Under RPZ legislation, annual rent rises are capped at 4% in certain areas.

Image: Mark Stedman via RollingNews.ie

NEW RESEARCH SUGGESTS that two-in-five tenants in Rent Pressure Zones (RPZs) still face rates of increases above 4% despite caps.

Under RPZ legislation, annual rent rises are capped at 4% in certain areas. 

New research published today, commissioned by the Residential Tenancies Board (RTB), provides insights into the impact RPZs are having on rental trends, including landlords and tenants in Ireland.

The research shows that there has been a moderation in price inflation of 2.5% to 3% per annum within the designated RPZ areas. 

Rent Pressure Zone (RPZ) laws were first introduced in December 2016 by then-Housing Minister Simon Coveney in order to tackle spiralling rents.

RPZs are located in areas of the country where rents are highest and where households have the greatest difficulty finding affordable accommodation. 

Increases above the cap

Today’s report has found that the share of properties whose annualised rental increase was greater than 4 per cent dropped from 73.2% in quarter 4 of 2016 to 42.5% in quarter 3 of 2018 in RPZ areas.

From the researchers’ assessment, the likelihood of a tenant receiving an increase above 4% fell by approximately 23 percentage points after the introduction of the legislation.

This suggests that two-in-five of those tenants who have re-registered a tenancy still face rates of increase above 4%, the report said.

The report noted that, with the data available, it isn’t possible to determine whether this is due to non-compliance with the RPZ scheme or whether it is due to valid exemptions from the scheme, such as substantial renovations taking place. 

Under the current laws, a landlord can evict a tenant and raise the rent above the limits if substantial refurbishment is carried out on the property.

Properties within RPZs are also exempt from the 4% restriction if they have not been let at any time in the previous two years.

However, the laws surrounding RPZs have come in for criticism over the past year. 

TheJournal.ie has previously reported that there have been multiple warnings and anecdotal reports that landlords are using the clauses to evict tenants, carry out minor refurbishments and then charging new tenants significantly higher rents.

The flouting of rental laws by landlords, as well as the fact that the market is weighted heavily for demand rather than supply, has led housing advocates and opposition politicians to state that Rent Pressure Zone legislation is not working as it should be in tackling rising rents.

Speaking to TheJournal.ie in March, Sinn Féin housing spokesperson Eoin Ó Broin TD said: “Rent pressure zones aren’t working in the areas they are currently being applied and, therefore, we need more than the extension of rent pressure zones.
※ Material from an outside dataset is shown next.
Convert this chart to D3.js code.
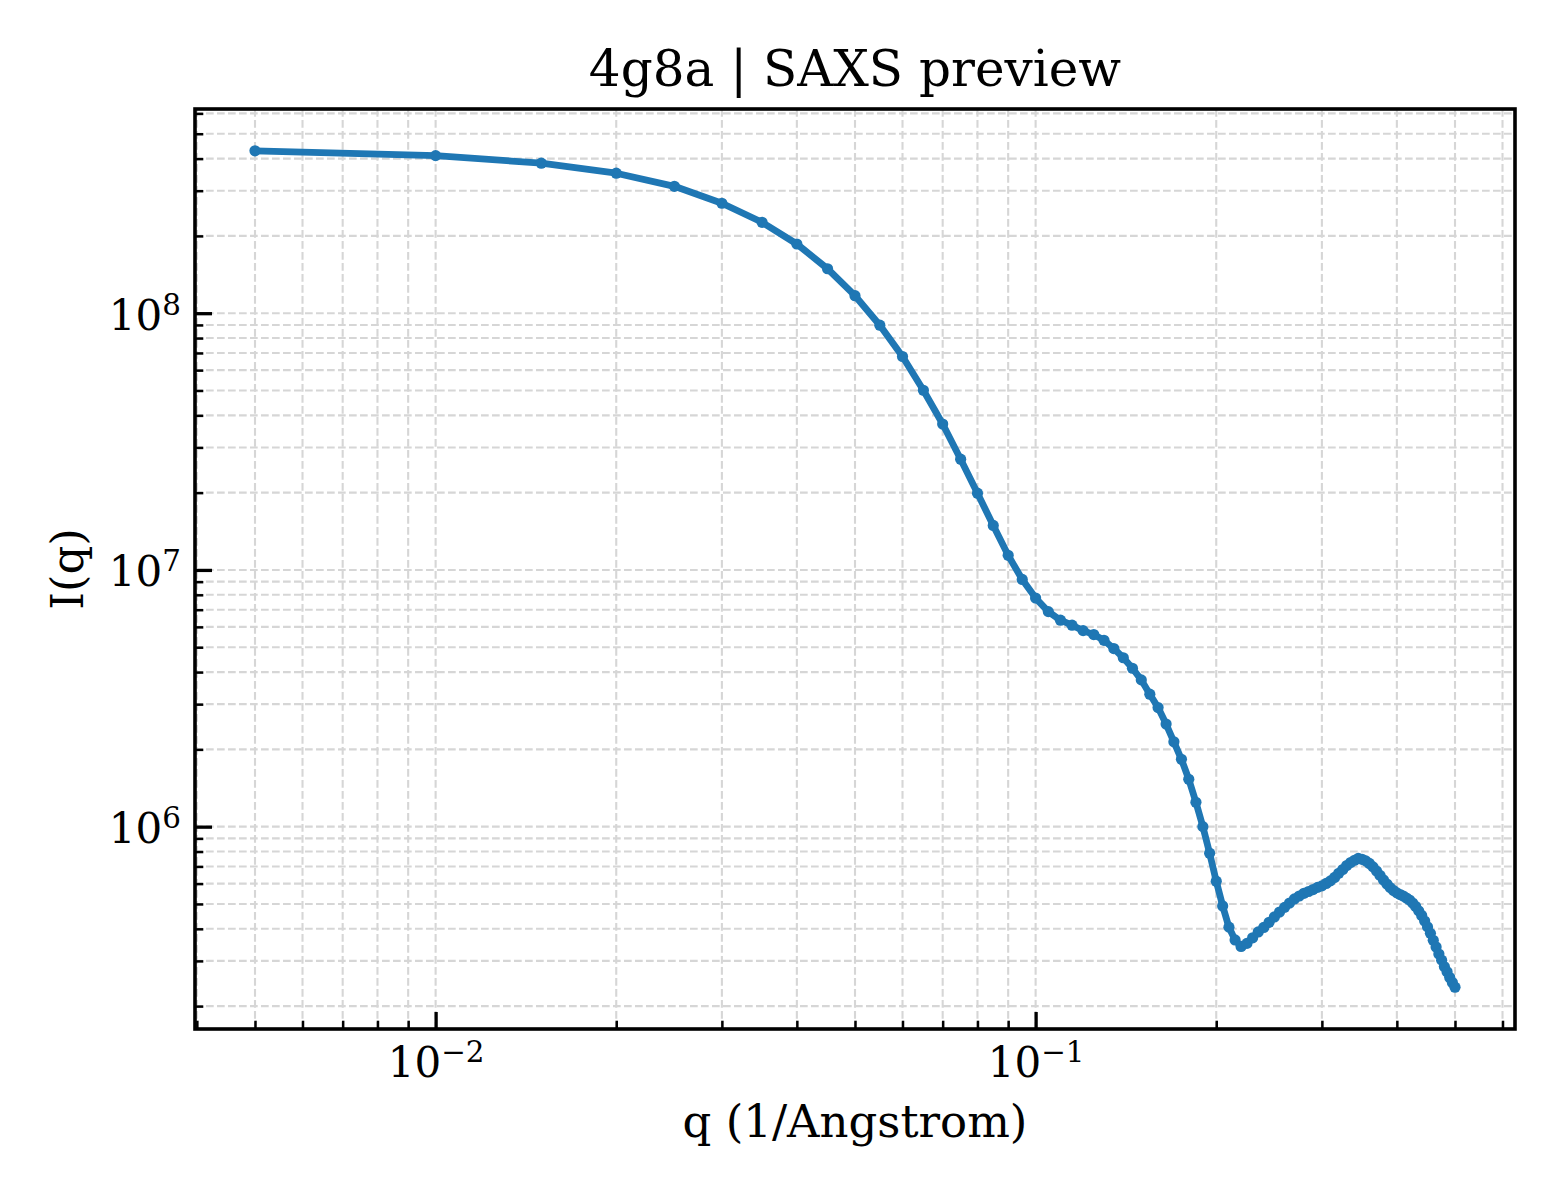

We urgently need a rent freeze across the State.” 

Echoing the words of Ó Broin, Labour’s housing spokesperson Jan O’Sullivan TD said that RPZs are “clearly not working”. 

Commenting on today’s report, RTB director Rosalind Carroll noted that there has been “significant debate” around the effectiveness of RPZs since their introduction. 
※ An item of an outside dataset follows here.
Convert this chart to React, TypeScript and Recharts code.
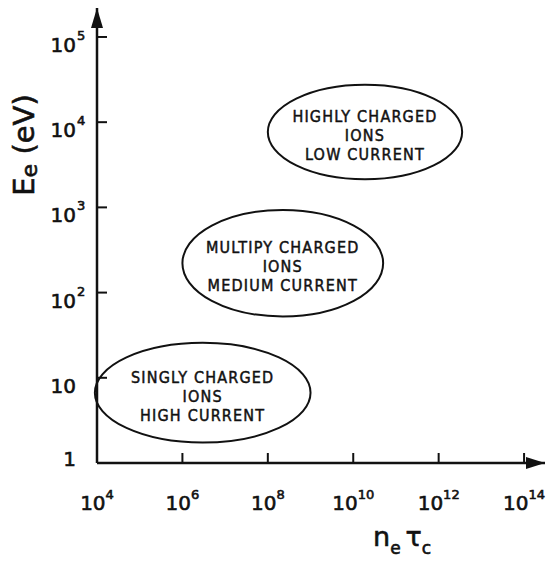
import { ComposedChart, XAxis, YAxis, ReferenceArea, ReferenceDot } from "recharts";

// exponents: n_e tau_c = 10^x, E_e = 10^y eV
const X_TICKS = [4, 6, 8, 10, 12, 14];
const Y_TICKS = [0, 1, 2, 3, 4, 5];
const Y_TICK_BASE = ["1", "10", "10", "10", "10", "10"];
const Y_TICK_EXP = ["", "", "2", "3", "4", "5"];

const REGION_TEXT = [
  ["SINGLY CHARGED", "IONS", "HIGH CURRENT"],
  ["MULTIPY CHARGED", "IONS", "MEDIUM CURRENT"],
  ["HIGHLY CHARGED", "IONS", "LOW CURRENT"],
];
// extent of each region in log10(n_e tau_c)
const REGION_NT = [
  [3.95, 9.0],
  [6.0, 10.7],
  [8.0, 12.55],
];
// extent of each region in log10(E_e / eV)
const REGION_E = [
  [0.24, 1.41],
  [1.72, 2.97],
  [3.33, 4.44],
];

const X_MAX = 14.49;
const Y_MAX = 5.34;

const INK = "#111";
const NUM_FONT = "'DejaVu Sans', sans-serif";
const TXT_FONT = "'DejaVu Sans Condensed', 'DejaVu Sans', sans-serif";
// hand-lettered look: slightly heavier strokes
const heavy = { stroke: INK, strokeWidth: 0.6 };

const XTick = (p: any) => {
  const { x, y, payload } = p;
  return (
    <g>
      <line x1={x} x2={x} y1={y} y2={y - 10} stroke={INK} strokeWidth={2} />
      <text x={x} y={y + 47} textAnchor="middle" fill={INK} {...heavy} fontFamily={NUM_FONT} fontSize={20}>
        <tspan>10</tspan>
        <tspan dy={-11} fontSize={13}>{payload.value}</tspan>
      </text>
    </g>
  );
};

const YTick = (p: any) => {
  const { x, y, index } = p;
  const exp = Y_TICK_EXP[index];
  const base = index === 0 ? y + 3 : y + 15;
  return (
    <g>
      {index > 0 && <line x1={x} x2={x + 10} y1={y} y2={y} stroke={INK} strokeWidth={2} />}
      <text x={x - 21} y={base} textAnchor="end" fill={INK} {...heavy} fontFamily={NUM_FONT} fontSize={20}>
        {Y_TICK_BASE[index]}
      </text>
      {exp && (
        <text x={x - 20} y={base - 12} fill={INK} {...heavy} fontFamily={NUM_FONT} fontSize={13}>
          {exp}
        </text>
      )}
    </g>
  );
};

const Region = (p: any) => {
  const { x, y, width, height, lines } = p;
  const cx = x + width / 2;
  const cy = y + height / 2;
  return (
    <g>
      <ellipse cx={cx} cy={cy} rx={width / 2} ry={height / 2} fill="none" stroke={INK} strokeWidth={2} />
      {lines.map((t: string, i: number) => (
        <text
          key={i}
          x={cx}
          y={cy + 9 + (i - 1) * 19}
          textAnchor="middle"
          fill={INK}
          stroke={INK}
          strokeWidth={0.45}
          fontFamily={TXT_FONT}
          fontSize={16}
          letterSpacing={1.2}
        >
          {t}
        </text>
      ))}
    </g>
  );
};

export default function App() {
  return (
    <div style={{ position: "absolute", left: 0, top: 0, background: "#fff" }}>
      <ComposedChart width={552} height={562} margin={{ top: 8, right: 7, bottom: 0, left: 0 }}>
        <XAxis
          type="number"
          dataKey="x"
          domain={[4, X_MAX]}
          allowDataOverflow
          ticks={X_TICKS}
          interval={0}
          height={99}
          tickSize={0}
          tickMargin={0}
          tickLine={false}
          axisLine={{ stroke: INK, strokeWidth: 2.5 }}
          tick={XTick}
          label={{
            content: () => (
              <text x={373} y={546} fill={INK} {...heavy} fontFamily={NUM_FONT} fontSize={27}>
                <tspan>n</tspan>
                <tspan dy={8} fontSize={17}>e</tspan>
                <tspan dx={5} dy={-8}>τ</tspan>
                <tspan dy={8} fontSize={17}>c</tspan>
              </text>
            ),
          }}
        />
        <YAxis
          type="number"
          dataKey="y"
          domain={[0, Y_MAX]}
          allowDataOverflow
          ticks={Y_TICKS}
          interval={0}
          width={97}
          tickSize={0}
          tickMargin={0}
          tickLine={false}
          axisLine={{ stroke: INK, strokeWidth: 2.5 }}
          tick={YTick}
          label={{
            content: () => (
              <text
                x={34}
                y={145}
                transform="rotate(-90 34 145)"
                textAnchor="middle"
                fill={INK}
                {...heavy}
                fontFamily={NUM_FONT}
                fontSize={29}
              >
                <tspan>E</tspan>
                <tspan dy={3} fontSize={22}>e</tspan>
                <tspan dy={-3}> (eV)</tspan>
              </text>
            ),
          }}
        />
        {REGION_TEXT.map((lines, i) => (
          <ReferenceArea
            key={i}
            x1={REGION_NT[i][0]}
            x2={REGION_NT[i][1]}
            y1={REGION_E[i][0]}
            y2={REGION_E[i][1]}
            ifOverflow="visible"
            shape={(p: any) => <Region {...p} lines={lines} />}
          />
        ))}
        <ReferenceDot
          x={X_MAX}
          y={0}
          ifOverflow="visible"
          shape={(p: any) => <path d={`M${p.cx},${p.cy} l-19,-6 l0,12 z`} fill={INK} />}
        />
        <ReferenceDot
          x={4}
          y={Y_MAX}
          ifOverflow="visible"
          shape={(p: any) => <path d={`M${p.cx},${p.cy} l-6,20 l12,0 z`} fill={INK} />}
        />
      </ComposedChart>
    </div>
  );
}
“There are now 65% of tenancies in Rent Pressure Zones and since their introduction in 2016, we’ve been monitoring the impact reports closely,” Carroll said.

“This is the first in-depth analysis of the impact of the RPZs which will help inform and strengthen future strategy and most importantly government policy going forward.”

Minister for Housing Eoghan Murphy said the research shows RPZs are having a “positive impact on rent inflation”, but noted that they are “not enough”. 

“It’s not enough but people would be paying even higher rents today were it not for these rent controls. I believe we can get inflation down further still with the new measures,” Murphy said.

“Some renters are still facing increases of greater than 4% within Rent Pressure Zones and that is why the new legal powers that I have recently given to the RTB are so important. Landlords breaching rent caps can now be more effectively investigated and sanctioned.”